De groep wordt – na een zwerftocht langs andere kampen – in de loop van 1942 in kamp Sint-Michielsgestel geïnterneerd. De eigenlijke reden voor hun internering is in feite al in januari 1942 verloren gegaan: na de verovering van Nederlands-Indië door Japan zijn de Duitse gevangenen per boot naar Brits-Indië gebracht en uitgeleverd aan de Britse autoriteiten.
Lopend naar Ruwenberg
Maar de “Indische gijzelaars” moeten blijven. Ze worden weliswaar niet beschouwd als sabotagegijzelaars, in die zin dat ze met hun leven borg staan voor daden van de Nederlandse ondergrondse, maar ze krijgen hun vrijheid niet terug. Rond de jaarwisseling van 1942 naar 1943 wordt de groep Indische gijzelaars overgeplaatst naar de Ruwenberg, op loopafstand van St.-Michielsgestel.
Daar krijgen ze meer vrijheden dan de gijzelaars die achter moeten blijven in St.-Michielsgestel. Af en toe wordt iemand vrijgelaten, meestal om gezondheidsredenen. Op 6 september 1944, wanneer de Duitse nederlaag een kwestie van dagen lijkt, wordt De Ruwenberg ontruimd en belanden de gijzelaars in kamp Vught. Elf dagen later volgt ook de ontruiming van Vught.
Zo dragelijk mogelijk
De internering had ook veel gevolgen voor de fraters, zo zien we later terug in de krant. “De Ruwenberg-school moest door de fraters en hun leerlingen worden ontruimd. Maar een aantal fraters bleef achter om voor de menage te zorgen. Zij hebben de gijzelaars in ieder opzicht en met groot eigen risico bijgestaan. Zij onderhielden voor hen het contact met de buitenwereld, zij smokkelden brieven en pakketten en niet zelden ook gijzelaars naar buiten.

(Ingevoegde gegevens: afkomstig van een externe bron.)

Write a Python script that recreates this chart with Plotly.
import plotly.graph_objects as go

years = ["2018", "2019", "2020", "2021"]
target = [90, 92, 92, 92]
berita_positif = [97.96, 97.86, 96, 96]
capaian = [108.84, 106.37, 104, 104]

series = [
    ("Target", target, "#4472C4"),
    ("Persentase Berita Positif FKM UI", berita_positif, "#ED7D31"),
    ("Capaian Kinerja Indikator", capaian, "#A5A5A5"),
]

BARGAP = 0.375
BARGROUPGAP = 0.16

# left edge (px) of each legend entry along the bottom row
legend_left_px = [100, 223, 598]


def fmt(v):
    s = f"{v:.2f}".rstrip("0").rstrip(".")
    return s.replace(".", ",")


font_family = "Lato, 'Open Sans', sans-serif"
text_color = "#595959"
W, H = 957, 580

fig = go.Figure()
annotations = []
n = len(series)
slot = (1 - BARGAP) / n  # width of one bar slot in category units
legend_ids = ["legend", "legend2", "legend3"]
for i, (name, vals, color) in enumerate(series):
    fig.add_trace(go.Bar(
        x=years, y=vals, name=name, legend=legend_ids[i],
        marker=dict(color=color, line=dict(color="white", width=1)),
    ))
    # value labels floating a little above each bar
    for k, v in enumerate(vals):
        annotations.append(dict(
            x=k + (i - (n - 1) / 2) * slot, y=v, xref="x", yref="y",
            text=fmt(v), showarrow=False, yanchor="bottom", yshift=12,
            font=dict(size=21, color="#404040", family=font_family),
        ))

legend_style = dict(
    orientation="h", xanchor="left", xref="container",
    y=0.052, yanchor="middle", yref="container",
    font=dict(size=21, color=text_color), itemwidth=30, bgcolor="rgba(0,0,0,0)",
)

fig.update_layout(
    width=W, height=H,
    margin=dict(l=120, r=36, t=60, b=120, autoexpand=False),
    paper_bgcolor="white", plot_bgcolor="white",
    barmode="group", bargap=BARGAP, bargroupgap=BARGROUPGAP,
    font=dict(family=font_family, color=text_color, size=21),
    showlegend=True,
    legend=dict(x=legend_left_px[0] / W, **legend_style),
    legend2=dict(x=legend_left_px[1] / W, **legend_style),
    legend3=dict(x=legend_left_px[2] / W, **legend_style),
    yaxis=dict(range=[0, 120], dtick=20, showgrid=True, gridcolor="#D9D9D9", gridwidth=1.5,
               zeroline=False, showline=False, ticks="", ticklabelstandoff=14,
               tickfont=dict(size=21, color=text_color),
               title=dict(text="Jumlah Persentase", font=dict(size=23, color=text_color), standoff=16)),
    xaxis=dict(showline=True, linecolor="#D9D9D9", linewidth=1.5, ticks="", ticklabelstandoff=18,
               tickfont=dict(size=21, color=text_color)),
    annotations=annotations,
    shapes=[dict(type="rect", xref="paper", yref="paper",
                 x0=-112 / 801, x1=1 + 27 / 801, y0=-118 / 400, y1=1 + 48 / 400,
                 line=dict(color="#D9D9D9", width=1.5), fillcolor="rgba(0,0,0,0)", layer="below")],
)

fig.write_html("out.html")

Zij verborgen in een geheime kamer het kostbare radiotoestel dat Radio Oranje en de BBC binnen het kamp bracht. Zij deden wat zij konden om het leven der gijzelaars zo dragelijk mogelijk te maken”, lezen we in het Algemeen Handelsblad van 8 juni 1949.
Deze opstelling is door de gijzelaars zeer gewaardeerd, blijkt uit hetzelfde krantenartikel. “Namens allen is nu gisteren aan de Ruwenberg een geschenk aangeboden, als dank voor de hulp die in moeilijke dagen zo gul geboden werd. Nog eenmaal is men bijeengekomen in de cantine om het geschenk, een Philips-geluidsfilm-projectie-toestel aan de frater-superieur over te dragen.”